##### RAW DATA #####

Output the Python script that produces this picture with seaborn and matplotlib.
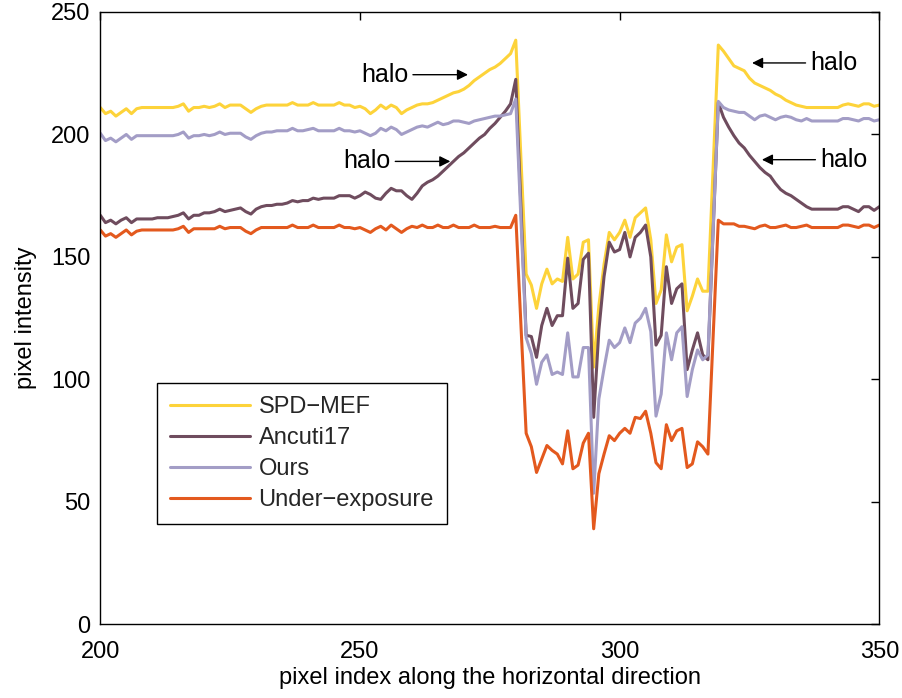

#####
##### RAW DATA #####

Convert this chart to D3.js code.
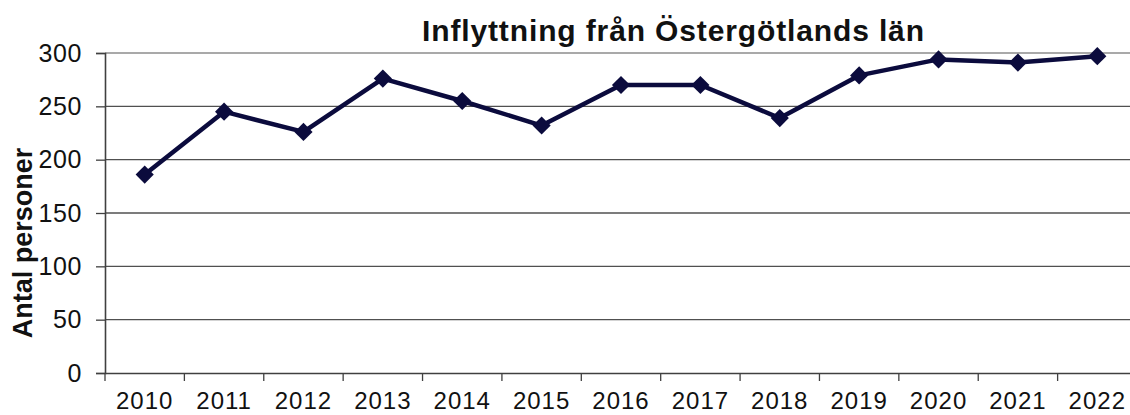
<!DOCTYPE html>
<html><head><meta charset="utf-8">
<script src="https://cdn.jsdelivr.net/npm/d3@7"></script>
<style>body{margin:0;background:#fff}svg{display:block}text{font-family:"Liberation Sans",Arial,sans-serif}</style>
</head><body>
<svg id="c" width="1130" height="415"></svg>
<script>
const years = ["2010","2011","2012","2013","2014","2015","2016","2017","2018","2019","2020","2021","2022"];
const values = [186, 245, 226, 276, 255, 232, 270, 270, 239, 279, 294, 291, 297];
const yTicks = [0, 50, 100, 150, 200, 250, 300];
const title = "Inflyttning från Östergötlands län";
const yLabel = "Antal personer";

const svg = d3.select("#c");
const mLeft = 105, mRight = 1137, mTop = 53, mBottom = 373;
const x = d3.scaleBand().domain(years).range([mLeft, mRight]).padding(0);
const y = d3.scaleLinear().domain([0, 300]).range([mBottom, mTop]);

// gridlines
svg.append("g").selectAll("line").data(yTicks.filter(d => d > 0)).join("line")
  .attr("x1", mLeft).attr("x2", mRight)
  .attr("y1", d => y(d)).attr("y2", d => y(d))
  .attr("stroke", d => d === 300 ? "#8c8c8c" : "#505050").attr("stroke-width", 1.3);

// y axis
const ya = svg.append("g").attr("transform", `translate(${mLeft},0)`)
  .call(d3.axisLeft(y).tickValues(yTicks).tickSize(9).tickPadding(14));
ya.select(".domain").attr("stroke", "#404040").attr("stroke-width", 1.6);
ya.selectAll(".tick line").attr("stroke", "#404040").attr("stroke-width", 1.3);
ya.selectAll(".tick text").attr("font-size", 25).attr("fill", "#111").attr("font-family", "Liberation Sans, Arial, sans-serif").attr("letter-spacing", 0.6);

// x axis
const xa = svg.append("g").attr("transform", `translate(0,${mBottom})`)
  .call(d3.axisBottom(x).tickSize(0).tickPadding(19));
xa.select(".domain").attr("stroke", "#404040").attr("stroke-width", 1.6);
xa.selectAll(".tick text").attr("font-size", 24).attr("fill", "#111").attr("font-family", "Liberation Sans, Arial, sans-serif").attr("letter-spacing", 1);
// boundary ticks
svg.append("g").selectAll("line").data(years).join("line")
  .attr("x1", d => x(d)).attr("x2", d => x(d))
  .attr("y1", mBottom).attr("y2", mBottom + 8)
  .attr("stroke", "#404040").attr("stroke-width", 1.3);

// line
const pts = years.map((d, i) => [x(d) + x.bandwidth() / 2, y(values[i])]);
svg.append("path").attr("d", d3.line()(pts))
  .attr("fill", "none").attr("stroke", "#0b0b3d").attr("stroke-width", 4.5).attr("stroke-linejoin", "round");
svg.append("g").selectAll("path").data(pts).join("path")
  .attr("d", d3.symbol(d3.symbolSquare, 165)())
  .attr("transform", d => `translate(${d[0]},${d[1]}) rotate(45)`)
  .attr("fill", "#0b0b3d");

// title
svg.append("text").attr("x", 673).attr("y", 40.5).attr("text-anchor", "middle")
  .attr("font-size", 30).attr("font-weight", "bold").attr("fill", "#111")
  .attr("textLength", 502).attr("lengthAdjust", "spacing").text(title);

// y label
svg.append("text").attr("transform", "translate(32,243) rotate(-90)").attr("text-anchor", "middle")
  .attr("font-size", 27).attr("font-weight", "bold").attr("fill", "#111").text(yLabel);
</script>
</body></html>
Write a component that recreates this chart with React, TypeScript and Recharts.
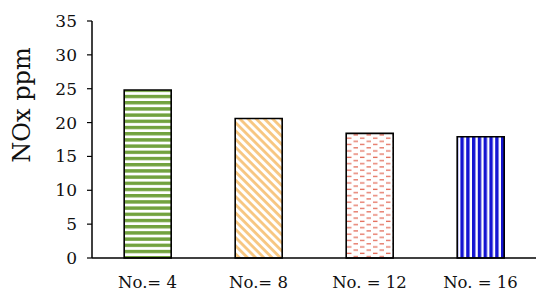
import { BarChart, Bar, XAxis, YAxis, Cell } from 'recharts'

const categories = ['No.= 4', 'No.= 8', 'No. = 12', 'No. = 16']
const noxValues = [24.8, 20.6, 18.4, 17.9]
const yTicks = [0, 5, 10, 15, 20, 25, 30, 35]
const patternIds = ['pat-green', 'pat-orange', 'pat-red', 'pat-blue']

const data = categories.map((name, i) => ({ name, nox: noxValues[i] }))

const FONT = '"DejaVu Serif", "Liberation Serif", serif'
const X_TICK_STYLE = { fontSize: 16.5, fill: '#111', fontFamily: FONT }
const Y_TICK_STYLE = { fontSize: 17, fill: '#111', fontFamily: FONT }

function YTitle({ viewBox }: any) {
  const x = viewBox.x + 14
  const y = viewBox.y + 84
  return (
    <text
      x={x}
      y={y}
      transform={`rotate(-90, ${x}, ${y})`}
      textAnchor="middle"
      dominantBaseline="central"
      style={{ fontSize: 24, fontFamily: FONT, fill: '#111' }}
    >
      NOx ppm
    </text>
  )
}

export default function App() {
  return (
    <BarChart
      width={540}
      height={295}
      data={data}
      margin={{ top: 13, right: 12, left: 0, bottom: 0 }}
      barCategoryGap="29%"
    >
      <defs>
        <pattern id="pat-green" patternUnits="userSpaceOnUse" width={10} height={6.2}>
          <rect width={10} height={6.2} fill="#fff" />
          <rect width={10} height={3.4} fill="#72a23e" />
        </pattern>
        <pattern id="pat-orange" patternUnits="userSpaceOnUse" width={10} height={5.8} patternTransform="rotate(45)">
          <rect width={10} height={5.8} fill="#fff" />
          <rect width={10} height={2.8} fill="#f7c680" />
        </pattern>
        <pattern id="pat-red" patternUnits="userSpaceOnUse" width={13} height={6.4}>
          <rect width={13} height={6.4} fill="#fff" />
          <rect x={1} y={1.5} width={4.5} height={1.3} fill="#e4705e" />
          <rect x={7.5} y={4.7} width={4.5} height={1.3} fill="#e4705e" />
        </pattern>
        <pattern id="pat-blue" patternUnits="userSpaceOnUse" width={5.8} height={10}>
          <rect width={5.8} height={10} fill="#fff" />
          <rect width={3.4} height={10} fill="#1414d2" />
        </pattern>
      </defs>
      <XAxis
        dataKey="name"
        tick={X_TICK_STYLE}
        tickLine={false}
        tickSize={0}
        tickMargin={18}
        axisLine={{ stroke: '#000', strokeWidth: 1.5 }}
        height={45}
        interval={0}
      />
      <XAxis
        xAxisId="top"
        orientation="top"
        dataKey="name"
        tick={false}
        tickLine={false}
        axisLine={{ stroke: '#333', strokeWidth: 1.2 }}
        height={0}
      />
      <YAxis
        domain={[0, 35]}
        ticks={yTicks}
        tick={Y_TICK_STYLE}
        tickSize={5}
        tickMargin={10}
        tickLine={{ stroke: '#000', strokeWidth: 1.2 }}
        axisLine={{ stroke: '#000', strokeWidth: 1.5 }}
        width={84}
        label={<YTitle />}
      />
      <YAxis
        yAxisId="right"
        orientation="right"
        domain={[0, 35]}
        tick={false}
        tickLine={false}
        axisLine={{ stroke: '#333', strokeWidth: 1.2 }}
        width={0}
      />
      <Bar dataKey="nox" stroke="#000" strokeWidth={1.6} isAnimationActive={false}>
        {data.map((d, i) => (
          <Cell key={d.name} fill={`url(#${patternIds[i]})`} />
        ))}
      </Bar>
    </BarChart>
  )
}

#####
##### RAW DATA #####

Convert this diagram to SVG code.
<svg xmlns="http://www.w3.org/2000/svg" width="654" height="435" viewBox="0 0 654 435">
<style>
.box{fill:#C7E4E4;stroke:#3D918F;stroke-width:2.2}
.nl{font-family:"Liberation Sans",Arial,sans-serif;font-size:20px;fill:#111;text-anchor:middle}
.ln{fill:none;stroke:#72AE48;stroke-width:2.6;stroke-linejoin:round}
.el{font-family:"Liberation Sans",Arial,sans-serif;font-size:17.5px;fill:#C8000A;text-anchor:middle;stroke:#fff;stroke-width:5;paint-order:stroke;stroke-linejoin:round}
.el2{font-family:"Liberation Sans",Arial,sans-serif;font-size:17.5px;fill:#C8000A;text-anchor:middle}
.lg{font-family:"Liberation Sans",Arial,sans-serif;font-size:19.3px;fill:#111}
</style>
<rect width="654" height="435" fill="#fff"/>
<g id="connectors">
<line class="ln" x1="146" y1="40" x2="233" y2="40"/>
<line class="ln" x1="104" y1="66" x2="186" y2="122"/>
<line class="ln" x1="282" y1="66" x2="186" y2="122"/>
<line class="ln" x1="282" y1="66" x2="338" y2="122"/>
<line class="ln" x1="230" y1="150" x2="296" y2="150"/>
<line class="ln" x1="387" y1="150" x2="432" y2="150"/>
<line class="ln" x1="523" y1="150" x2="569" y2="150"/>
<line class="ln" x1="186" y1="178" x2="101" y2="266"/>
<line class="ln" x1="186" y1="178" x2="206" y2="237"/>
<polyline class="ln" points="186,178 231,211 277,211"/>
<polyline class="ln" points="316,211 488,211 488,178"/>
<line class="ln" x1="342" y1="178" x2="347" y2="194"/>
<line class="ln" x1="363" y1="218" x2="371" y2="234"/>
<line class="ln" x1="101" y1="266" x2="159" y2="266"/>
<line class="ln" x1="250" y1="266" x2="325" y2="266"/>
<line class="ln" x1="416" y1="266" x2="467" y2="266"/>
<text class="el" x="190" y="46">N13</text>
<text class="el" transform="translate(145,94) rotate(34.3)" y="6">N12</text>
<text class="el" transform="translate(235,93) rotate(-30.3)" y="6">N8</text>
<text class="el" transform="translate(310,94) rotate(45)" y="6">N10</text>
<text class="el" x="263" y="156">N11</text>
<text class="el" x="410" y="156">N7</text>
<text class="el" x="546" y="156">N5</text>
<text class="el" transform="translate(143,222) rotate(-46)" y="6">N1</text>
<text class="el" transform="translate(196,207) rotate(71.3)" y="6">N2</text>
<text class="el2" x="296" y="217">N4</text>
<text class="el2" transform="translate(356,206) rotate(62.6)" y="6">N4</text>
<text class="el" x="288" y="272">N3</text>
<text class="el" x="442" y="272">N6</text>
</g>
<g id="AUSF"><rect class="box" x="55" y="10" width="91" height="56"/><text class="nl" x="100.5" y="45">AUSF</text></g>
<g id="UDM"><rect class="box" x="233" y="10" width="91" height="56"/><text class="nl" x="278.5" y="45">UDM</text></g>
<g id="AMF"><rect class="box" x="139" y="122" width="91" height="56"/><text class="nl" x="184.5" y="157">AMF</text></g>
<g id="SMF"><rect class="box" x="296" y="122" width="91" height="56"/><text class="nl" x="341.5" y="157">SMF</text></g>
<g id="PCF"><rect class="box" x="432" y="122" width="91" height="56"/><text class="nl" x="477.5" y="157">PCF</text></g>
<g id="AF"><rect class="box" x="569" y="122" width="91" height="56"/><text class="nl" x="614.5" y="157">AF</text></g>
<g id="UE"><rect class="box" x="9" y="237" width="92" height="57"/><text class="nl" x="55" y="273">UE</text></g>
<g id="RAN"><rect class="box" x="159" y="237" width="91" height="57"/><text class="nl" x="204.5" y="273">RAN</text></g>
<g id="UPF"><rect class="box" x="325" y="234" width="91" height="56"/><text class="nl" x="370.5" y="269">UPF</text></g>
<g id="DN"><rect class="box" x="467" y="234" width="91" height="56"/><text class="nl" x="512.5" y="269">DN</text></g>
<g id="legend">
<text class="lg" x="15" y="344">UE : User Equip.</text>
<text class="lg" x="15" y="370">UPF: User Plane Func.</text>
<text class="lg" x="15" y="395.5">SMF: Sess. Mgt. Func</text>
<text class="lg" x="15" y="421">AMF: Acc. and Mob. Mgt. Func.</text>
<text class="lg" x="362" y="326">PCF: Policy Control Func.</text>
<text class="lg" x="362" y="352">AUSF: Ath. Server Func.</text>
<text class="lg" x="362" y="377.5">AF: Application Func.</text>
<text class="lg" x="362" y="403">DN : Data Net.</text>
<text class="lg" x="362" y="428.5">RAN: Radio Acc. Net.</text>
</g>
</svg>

#####

Leaving the pictures out, write out exactly the lines from the line containing "Write a component" through the line containing "XAxis, YAxis, Cell", both included.

WRITTEN ANSWER:
Write a component that recreates this chart with React, TypeScript and Recharts.
import { BarChart, Bar, XAxis, YAxis, Cell } from 'recharts'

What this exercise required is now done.